Time: The press cycle is typically calculated per millimeter of panel thickness. Rushing this process to increase throughput is a common but costly mistake, as it prevents heat from penetrating to the core, leaving the central glue line uncured and the panel structurally unsound.
The Binding Agent: Glue Management
Flanking these mechanical processes is the chemical backbone of the panel: the adhesive. The quality of the glue, its viscosity, pH, and the accuracy of its application (spread rate) are decisive. In modern automated lines, glue spreaders must apply a consistent film—too little glue starves the bond, while too much increases costs and can cause unsightly "glue bleed" through the face veneer. Furthermore, with tightening global regulations like CARB Phase 2, the formulation of the adhesive directly impacts the panel's formaldehyde emissions, making it a critical factor for market access beyond mere structural performance.

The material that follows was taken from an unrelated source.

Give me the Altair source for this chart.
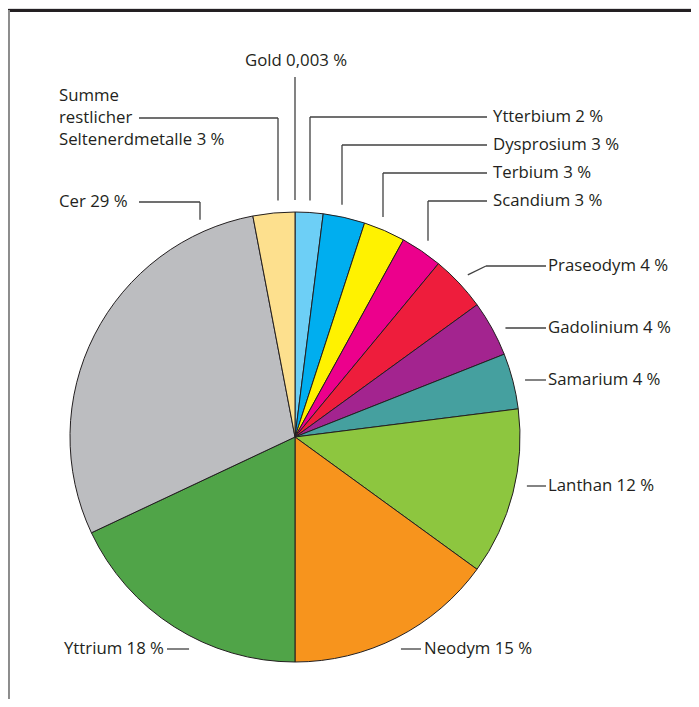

Conclusion: A Systems Approach
There is no single "magic parameter" for perfect plywood. It is the synergistic control across the entire plywood production line that separates premium producers from the rest. Investing in high-precision veneer drying technology and computer-controlled plywood hot press systems with real-time monitoring is no longer a luxury but a necessity for survival and growth in an industry where quality tolerances are only getting tighter. For manufacturers, the message is clear: master the trifecta of raw material, drying, and pressing, or risk being left behind with a pile of defective panels.